Please print exactly the lines below, from the start of the material up to and including the line with "showlegend=False, cliponaxis=False))", but none of the pictures.
+-------+
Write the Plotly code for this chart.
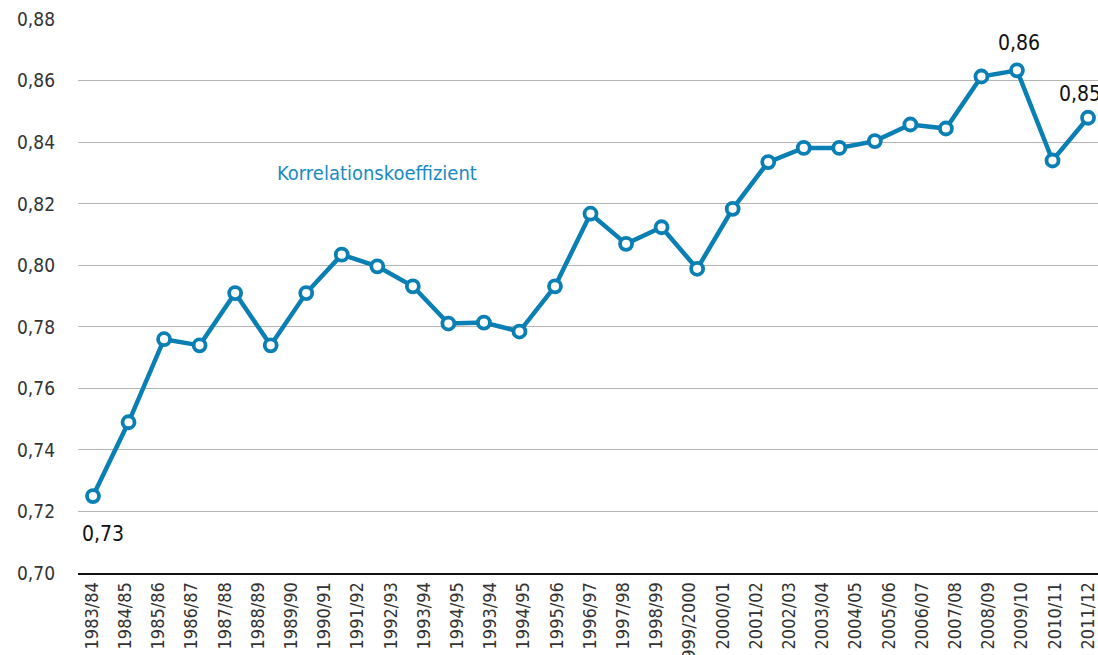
import plotly.graph_objects as go

# Tick labels on the x axis (31 labels as printed in the source chart)
tick_labels = ["1983/84", "1984/85", "1985/86", "1986/87", "1987/88", "1988/89",
               "1989/90", "1990/91", "1991/92", "1992/93", "1993/94", "1994/95",
               "1993/94", "1994/95", "1995/96", "1996/97", "1997/98", "1998/99",
               "1999/2000", "2000/01", "2001/02", "2002/03", "2003/04", "2004/05",
               "2005/06", "2006/07", "2007/08", "2008/09", "2009/10", "2010/11",
               "2011/12"]

# Correlation coefficient series (29 points as drawn)
values = [0.725, 0.749, 0.776, 0.774, 0.791, 0.774, 0.791, 0.8035, 0.7997,
          0.7932, 0.7811, 0.7814, 0.7785, 0.7932, 0.8168, 0.8070, 0.8124,
          0.7989, 0.8184, 0.8336, 0.8382, 0.8382, 0.8404, 0.8458, 0.8445,
          0.8614, 0.8634, 0.8341, 0.848]

y_ticks = [0.70, 0.72, 0.74, 0.76, 0.78, 0.80, 0.82, 0.84, 0.86, 0.88]

# labelled points: (index, text)
point_labels = [(0, "0,73"), (26, "0,86"), (28, "0,85")]

BLUE = "#0a7fb3"
FONT = "Liberation Sans Narrow, DejaVu Sans Condensed, Arial Narrow, sans-serif"

idx = list(range(len(values)))
n_ticks = len(tick_labels)

fig = go.Figure()
# invisible helper trace to anchor the tick-label axis
fig.add_trace(go.Scatter(x=[0, n_ticks - 1], y=[None, None], xaxis="x",
                         yaxis="y", mode="lines", showlegend=False,
                         hoverinfo="skip"))
fig.add_trace(go.Scatter(
    x=idx, y=values, xaxis="x2", yaxis="y", mode="lines+markers",
    line=dict(color=BLUE, width=4.5),
    marker=dict(symbol="circle", size=12, color="white",
                line=dict(color=BLUE, width=3.8)),
    showlegend=False, cliponaxis=False))

annotations = [dict(x=7.98, y=0.8302, xref="x2", yref="y",
                    text="Korrelationskoeffizient", showarrow=False,
                    font=dict(family=FONT, size=20, color="#1a8ac2"))]
shifts = {0: (10, -38), 26: (2, 27), 28: (-8, 24)}
for i, t in point_labels:
    annotations.append(dict(x=i, y=values[i], xref="x2", yref="y", text=t,
                            showarrow=False, xshift=shifts[i][0],
                            yshift=shifts[i][1],
                            font=dict(family=FONT, size=21, color="#111111")))

fig.update_layout(
    width=1098, height=655,
    margin=dict(l=78, r=0, t=19, b=82),
    paper_bgcolor="white", plot_bgcolor="white",
    separators=",.",
    font=dict(family=FONT, color="#333333"),
    xaxis=dict(range=[-0.42, 30.3], tickmode="array",
               tickvals=list(range(n_ticks)), ticktext=tick_labels,
               tickangle=-90, tickfont=dict(family=FONT, size=18, color="#333333"),
               showgrid=False, zeroline=False, showline=True,
               linecolor="#111111", linewidth=2, ticks="", automargin=False,
               ticklabeloverflow="allow", fixedrange=True),
    xaxis2=dict(range=[-0.422, 28.28], overlaying="x", side="bottom",
                showticklabels=False, showgrid=False, zeroline=False,
                showline=False, fixedrange=True),
    yaxis=dict(range=[0.70, 0.8801], tickmode="array", tickvals=y_ticks,
               tickformat=".2f", tickfont=dict(family=FONT, size=19, color="#333333"),
               showgrid=True, gridcolor="#b4b4b4", gridwidth=1,
               zeroline=False, showline=False, ticks="",
               ticklabelstandoff=22, automargin=False,
               ticklabeloverflow="allow", fixedrange=True),
    annotations=annotations,
)

fig.write_html("out.html",
               config={"displayModeBar": False},
               post_script="document.body.style.margin='0';"
                           "document.body.style.overflow='hidden';")
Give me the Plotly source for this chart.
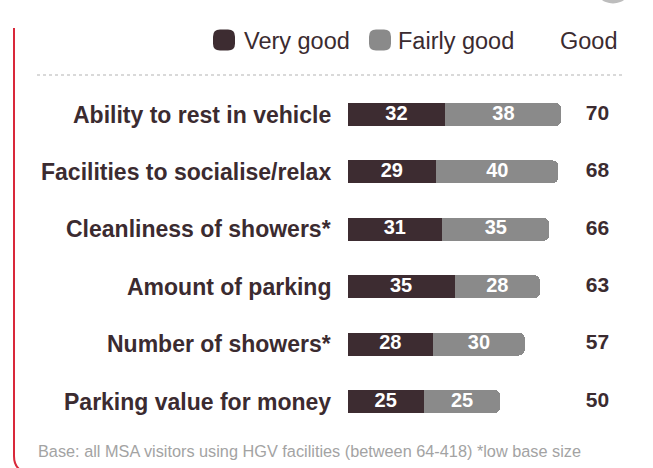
+-------+
--- COMPLETE ANSWER ---
Write the Plotly code for this chart.
import plotly.graph_objects as go

# Tick labels on the x axis (31 labels as printed in the source chart)
tick_labels = ["1983/84", "1984/85", "1985/86", "1986/87", "1987/88", "1988/89",
               "1989/90", "1990/91", "1991/92", "1992/93", "1993/94", "1994/95",
               "1993/94", "1994/95", "1995/96", "1996/97", "1997/98", "1998/99",
               "1999/2000", "2000/01", "2001/02", "2002/03", "2003/04", "2004/05",
               "2005/06", "2006/07", "2007/08", "2008/09", "2009/10", "2010/11",
               "2011/12"]

# Correlation coefficient series (29 points as drawn)
values = [0.725, 0.749, 0.776, 0.774, 0.791, 0.774, 0.791, 0.8035, 0.7997,
          0.7932, 0.7811, 0.7814, 0.7785, 0.7932, 0.8168, 0.8070, 0.8124,
          0.7989, 0.8184, 0.8336, 0.8382, 0.8382, 0.8404, 0.8458, 0.8445,
          0.8614, 0.8634, 0.8341, 0.848]

y_ticks = [0.70, 0.72, 0.74, 0.76, 0.78, 0.80, 0.82, 0.84, 0.86, 0.88]

# labelled points: (index, text)
point_labels = [(0, "0,73"), (26, "0,86"), (28, "0,85")]

BLUE = "#0a7fb3"
FONT = "Liberation Sans Narrow, DejaVu Sans Condensed, Arial Narrow, sans-serif"

idx = list(range(len(values)))
n_ticks = len(tick_labels)

fig = go.Figure()
# invisible helper trace to anchor the tick-label axis
fig.add_trace(go.Scatter(x=[0, n_ticks - 1], y=[None, None], xaxis="x",
                         yaxis="y", mode="lines", showlegend=False,
                         hoverinfo="skip"))
fig.add_trace(go.Scatter(
    x=idx, y=values, xaxis="x2", yaxis="y", mode="lines+markers",
    line=dict(color=BLUE, width=4.5),
    marker=dict(symbol="circle", size=12, color="white",
                line=dict(color=BLUE, width=3.8)),
    showlegend=False, cliponaxis=False))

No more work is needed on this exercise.